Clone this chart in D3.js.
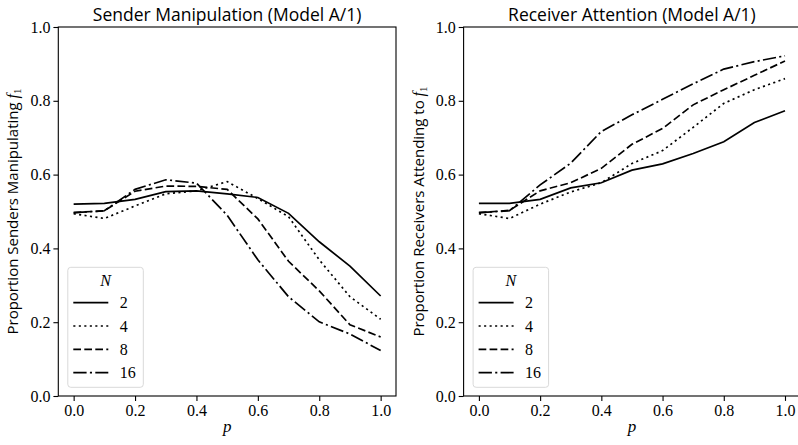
<!DOCTYPE html>
<html>
<head>
<meta charset="utf-8">
<script src="https://cdn.jsdelivr.net/npm/d3@7"></script>
<style>
  html, body { margin: 0; padding: 0; background: #fff; }
  svg { display: block; }
  .serif { font-family: "Liberation Serif"; }
  .sans { font-family: "Open Sans"; }
</style>
</head>
<body>
<div id="visualization"></div>
<script>
// data
const pValues = [0, 0.1, 0.2, 0.3, 0.4, 0.5, 0.6, 0.7, 0.8, 0.9, 1.0];
const nLabels = ["2", "4", "8", "16"];
const xTicks = [0, 0.2, 0.4, 0.6, 0.8, 1.0];
const yTicks = [0, 0.2, 0.4, 0.6, 0.8, 1.0];

const senderN2 = [0.520, 0.522, 0.533, 0.554, 0.556, 0.548, 0.538, 0.495, 0.418, 0.352, 0.271];
const senderN4 = [0.494, 0.481, 0.515, 0.548, 0.556, 0.581, 0.535, 0.486, 0.369, 0.269, 0.208];
const senderN8 = [0.497, 0.502, 0.555, 0.569, 0.568, 0.560, 0.480, 0.365, 0.285, 0.193, 0.160];
const senderN16 = [0.497, 0.502, 0.560, 0.586, 0.577, 0.490, 0.369, 0.269, 0.201, 0.168, 0.123];

const receiverN2 = [0.522, 0.522, 0.533, 0.564, 0.578, 0.612, 0.629, 0.657, 0.689, 0.741, 0.773];
const receiverN4 = [0.494, 0.481, 0.520, 0.553, 0.578, 0.630, 0.665, 0.728, 0.793, 0.830, 0.860];
const receiverN8 = [0.497, 0.503, 0.556, 0.578, 0.617, 0.682, 0.725, 0.789, 0.830, 0.869, 0.908];
const receiverN16 = [0.497, 0.502, 0.572, 0.631, 0.717, 0.762, 0.804, 0.846, 0.886, 0.906, 0.922];

const dashStyles = [null, "2.1,3.4", "7.7,3.3", "13.3,3.3,2.1,3.3"];

let svg, viewBox, panels;

setUpVariables();
panels.forEach(drawPanel);

function setUpVariables() {
  viewBox = { width: 798, height: 445, top: 27, bottom: 396 };

  panels = [
    {
      left: 58.3,
      right: 396,
      title: "Sender Manipulation (Model A/1)",
      yLabel: "Proportion Senders Manipulating ",
      series: [senderN2, senderN4, senderN8, senderN16],
    },
    {
      left: 463.6,
      right: 800.3,
      title: "Receiver Attention (Model A/1)",
      yLabel: "Proportion Receivers Attending to ",
      series: [receiverN2, receiverN4, receiverN8, receiverN16],
    },
  ];

  svg = d3
    .select("#visualization")
    .append("svg")
    .attr("width", viewBox.width)
    .attr("height", viewBox.height)
    .attr("viewBox", "0 0 " + viewBox.width + " " + viewBox.height);
}

function drawPanel(panel) {
  const xScale = d3
    .scaleLinear()
    .domain([-0.05, 1.05])
    .range([panel.left, panel.right]);
  const yScale = d3
    .scaleLinear()
    .domain([0, 1])
    .range([viewBox.bottom, viewBox.top]);

  const g = svg.append("g");

  // lines
  const line = d3
    .line()
    .x((d, i) => xScale(pValues[i]))
    .y((d) => yScale(d));

  g.append("g")
    .selectAll("path")
    .data(panel.series)
    .enter()
    .append("path")
    .attr("d", line)
    .attr("fill", "none")
    .attr("stroke", "#000")
    .attr("stroke-width", 1.7)
    .attr("stroke-dasharray", (d, i) => dashStyles[i]);

  // axes
  const xAxis = g
    .append("g")
    .attr("transform", "translate(0," + viewBox.bottom + ")")
    .call(d3.axisBottom(xScale).tickValues(xTicks).tickFormat(d3.format(".1f")).tickSizeOuter(0).tickSize(4.9).tickPadding(4));
  const yAxis = g
    .append("g")
    .attr("transform", "translate(" + panel.left + ",0)")
    .call(d3.axisLeft(yScale).tickValues(yTicks).tickFormat(d3.format(".1f")).tickSizeOuter(0).tickSize(4.9).tickPadding(3));

  [xAxis, yAxis].forEach((ax) => {
    ax.select(".domain").remove();
    ax.attr("font-family", null).attr("font-size", null);
    ax.selectAll(".tick line").attr("stroke", "#000").attr("stroke-width", 1.1);
    ax.selectAll(".tick text")
      .attr("class", "serif")
      .style("font-size", "16px")
      .attr("fill", "#000");
  });

  // frame
  g.append("rect")
    .attr("x", panel.left)
    .attr("y", viewBox.top)
    .attr("width", panel.right - panel.left)
    .attr("height", viewBox.bottom - viewBox.top)
    .attr("fill", "none")
    .attr("stroke", "#000")
    .attr("stroke-width", 1.1);

  // title
  g.append("text")
    .attr("class", "sans")
    .text(panel.title)
    .attr("x", (panel.left + panel.right) / 2)
    .attr("y", 21)
    .attr("text-anchor", "middle")
    .style("font-size", "17.5px")
    .attr("fill", "#000");

  // x label
  g.append("text")
    .attr("class", "serif")
    .text("p")
    .attr("x", (panel.left + panel.right) / 2)
    .attr("y", 432)
    .attr("text-anchor", "middle")
    .style("font-style", "italic")
    .style("font-size", "17px")
    .attr("fill", "#000");

  // y label
  const yLab = g
    .append("text")
    .attr("class", "sans")
    .attr("transform", "translate(" + (panel.left - 40) + "," + (viewBox.top + viewBox.bottom) / 2 + ") rotate(-90)")
    .attr("text-anchor", "middle")
    .style("font-size", "15px")
    .attr("fill", "#000");
  yLab.append("tspan").text(panel.yLabel);
  yLab.append("tspan").attr("class", "serif").text("f").style("font-style", "italic").style("font-size", "16px");
  yLab.append("tspan").attr("class", "serif").text("1").style("font-size", "11px").attr("dy", 3);

  // legend
  const legend = g
    .append("g")
    .attr("transform", "translate(" + (panel.left + 9.5) + ",267.3)");

  legend
    .append("rect")
    .attr("width", 75.5)
    .attr("height", 120)
    .attr("rx", 3)
    .attr("fill", "#fff")
    .attr("fill-opacity", 0.8)
    .attr("stroke", "#d9d9d9")
    .attr("stroke-width", 1);

  legend
    .append("text")
    .attr("class", "serif")
    .text("N")
    .attr("x", 37.8)
    .attr("y", 19)
    .attr("text-anchor", "middle")
    .style("font-style", "italic")
    .style("font-size", "16px")
    .attr("fill", "#000");

  const items = legend
    .selectAll("g.item")
    .data(nLabels)
    .enter()
    .append("g")
    .attr("class", "item")
    .attr("transform", (d, i) => "translate(0," + (35.4 + i * 23.3) + ")");

  items
    .append("line")
    .attr("x1", 5.5)
    .attr("x2", 40.5)
    .attr("stroke", "#000")
    .attr("stroke-width", 1.7)
    .attr("stroke-dasharray", (d, i) => dashStyles[i]);

  items
    .append("text")
    .attr("class", "serif")
    .text((d) => d)
    .attr("x", 52)
    .attr("y", 5.5)
    .style("font-size", "16px")
    .attr("fill", "#000");
}
</script>
</body>
</html>
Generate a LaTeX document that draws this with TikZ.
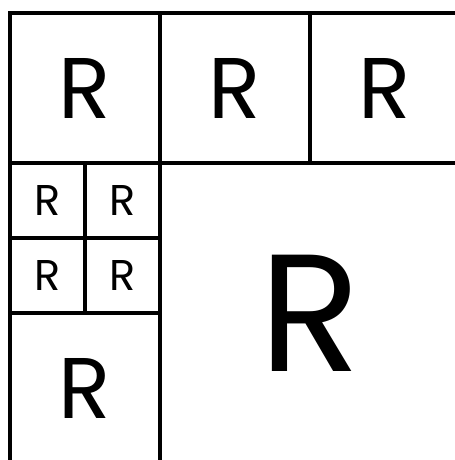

• What you need to do
Pictures are to be left out; the records above must be repeated word for word.

• Solution below
Clone this chart in D3.js.
<!DOCTYPE html>
<html>
<head>
<meta charset="utf-8">
<script src="https://cdn.jsdelivr.net/npm/d3@7"></script>
<style>
  html, body { margin: 0; padding: 0; background: #fff; }
  svg { display: block; }
  .serif { font-family: "Liberation Serif"; }
  .sans { font-family: "Open Sans"; }
</style>
</head>
<body>
<div id="visualization"></div>
<script>
// data
const pValues = [0, 0.1, 0.2, 0.3, 0.4, 0.5, 0.6, 0.7, 0.8, 0.9, 1.0];
const nLabels = ["2", "4", "8", "16"];
const xTicks = [0, 0.2, 0.4, 0.6, 0.8, 1.0];
const yTicks = [0, 0.2, 0.4, 0.6, 0.8, 1.0];

const senderN2 = [0.520, 0.522, 0.533, 0.554, 0.556, 0.548, 0.538, 0.495, 0.418, 0.352, 0.271];
const senderN4 = [0.494, 0.481, 0.515, 0.548, 0.556, 0.581, 0.535, 0.486, 0.369, 0.269, 0.208];
const senderN8 = [0.497, 0.502, 0.555, 0.569, 0.568, 0.560, 0.480, 0.365, 0.285, 0.193, 0.160];
const senderN16 = [0.497, 0.502, 0.560, 0.586, 0.577, 0.490, 0.369, 0.269, 0.201, 0.168, 0.123];

const receiverN2 = [0.522, 0.522, 0.533, 0.564, 0.578, 0.612, 0.629, 0.657, 0.689, 0.741, 0.773];
const receiverN4 = [0.494, 0.481, 0.520, 0.553, 0.578, 0.630, 0.665, 0.728, 0.793, 0.830, 0.860];
const receiverN8 = [0.497, 0.503, 0.556, 0.578, 0.617, 0.682, 0.725, 0.789, 0.830, 0.869, 0.908];
const receiverN16 = [0.497, 0.502, 0.572, 0.631, 0.717, 0.762, 0.804, 0.846, 0.886, 0.906, 0.922];

const dashStyles = [null, "2.1,3.4", "7.7,3.3", "13.3,3.3,2.1,3.3"];

let svg, viewBox, panels;

setUpVariables();
panels.forEach(drawPanel);

function setUpVariables() {
  viewBox = { width: 798, height: 445, top: 27, bottom: 396 };

  panels = [
    {
      left: 58.3,
      right: 396,
      title: "Sender Manipulation (Model A/1)",
      yLabel: "Proportion Senders Manipulating ",
      series: [senderN2, senderN4, senderN8, senderN16],
    },
    {
      left: 463.6,
      right: 800.3,
      title: "Receiver Attention (Model A/1)",
      yLabel: "Proportion Receivers Attending to ",
      series: [receiverN2, receiverN4, receiverN8, receiverN16],
    },
  ];

  svg = d3
    .select("#visualization")
    .append("svg")
    .attr("width", viewBox.width)
    .attr("height", viewBox.height)
    .attr("viewBox", "0 0 " + viewBox.width + " " + viewBox.height);
}

function drawPanel(panel) {
  const xScale = d3
    .scaleLinear()
    .domain([-0.05, 1.05])
    .range([panel.left, panel.right]);
  const yScale = d3
    .scaleLinear()
    .domain([0, 1])
    .range([viewBox.bottom, viewBox.top]);

  const g = svg.append("g");

  // lines
  const line = d3
    .line()
    .x((d, i) => xScale(pValues[i]))
    .y((d) => yScale(d));

  g.append("g")
    .selectAll("path")
    .data(panel.series)
    .enter()
    .append("path")
    .attr("d", line)
    .attr("fill", "none")
    .attr("stroke", "#000")
    .attr("stroke-width", 1.7)
    .attr("stroke-dasharray", (d, i) => dashStyles[i]);

  // axes
  const xAxis = g
    .append("g")
    .attr("transform", "translate(0," + viewBox.bottom + ")")
    .call(d3.axisBottom(xScale).tickValues(xTicks).tickFormat(d3.format(".1f")).tickSizeOuter(0).tickSize(4.9).tickPadding(4));
  const yAxis = g
    .append("g")
    .attr("transform", "translate(" + panel.left + ",0)")
    .call(d3.axisLeft(yScale).tickValues(yTicks).tickFormat(d3.format(".1f")).tickSizeOuter(0).tickSize(4.9).tickPadding(3));

  [xAxis, yAxis].forEach((ax) => {
    ax.select(".domain").remove();
    ax.attr("font-family", null).attr("font-size", null);
    ax.selectAll(".tick line").attr("stroke", "#000").attr("stroke-width", 1.1);
    ax.selectAll(".tick text")
      .attr("class", "serif")
      .style("font-size", "16px")
      .attr("fill", "#000");
  });

  // frame
  g.append("rect")
    .attr("x", panel.left)
    .attr("y", viewBox.top)
    .attr("width", panel.right - panel.left)
    .attr("height", viewBox.bottom - viewBox.top)
    .attr("fill", "none")
    .attr("stroke", "#000")
    .attr("stroke-width", 1.1);

  // title
  g.append("text")
    .attr("class", "sans")
    .text(panel.title)
    .attr("x", (panel.left + panel.right) / 2)
    .attr("y", 21)
    .attr("text-anchor", "middle")
    .style("font-size", "17.5px")
    .attr("fill", "#000");

  // x label
  g.append("text")
    .attr("class", "serif")
    .text("p")
    .attr("x", (panel.left + panel.right) / 2)
    .attr("y", 432)
    .attr("text-anchor", "middle")
    .style("font-style", "italic")
    .style("font-size", "17px")
    .attr("fill", "#000");

  // y label
  const yLab = g
    .append("text")
    .attr("class", "sans")
    .attr("transform", "translate(" + (panel.left - 40) + "," + (viewBox.top + viewBox.bottom) / 2 + ") rotate(-90)")
    .attr("text-anchor", "middle")
    .style("font-size", "15px")
    .attr("fill", "#000");
  yLab.append("tspan").text(panel.yLabel);
  yLab.append("tspan").attr("class", "serif").text("f").style("font-style", "italic").style("font-size", "16px");
  yLab.append("tspan").attr("class", "serif").text("1").style("font-size", "11px").attr("dy", 3);

  // legend
  const legend = g
    .append("g")
    .attr("transform", "translate(" + (panel.left + 9.5) + ",267.3)");

  legend
    .append("rect")
    .attr("width", 75.5)
    .attr("height", 120)
    .attr("rx", 3)
    .attr("fill", "#fff")
    .attr("fill-opacity", 0.8)
    .attr("stroke", "#d9d9d9")
    .attr("stroke-width", 1);

  legend
    .append("text")
    .attr("class", "serif")
    .text("N")
    .attr("x", 37.8)
    .attr("y", 19)
    .attr("text-anchor", "middle")
    .style("font-style", "italic")
    .style("font-size", "16px")
    .attr("fill", "#000");

  const items = legend
    .selectAll("g.item")
    .data(nLabels)
    .enter()
    .append("g")
    .attr("class", "item")
    .attr("transform", (d, i) => "translate(0," + (35.4 + i * 23.3) + ")");

  items
    .append("line")
    .attr("x1", 5.5)
    .attr("x2", 40.5)
    .attr("stroke", "#000")
    .attr("stroke-width", 1.7)
    .attr("stroke-dasharray", (d, i) => dashStyles[i]);

  items
    .append("text")
    .attr("class", "serif")
    .text((d) => d)
    .attr("x", 52)
    .attr("y", 5.5)
    .style("font-size", "16px")
    .attr("fill", "#000");
}
</script>
</body>
</html>
Generate a LaTeX document that draws this with TikZ.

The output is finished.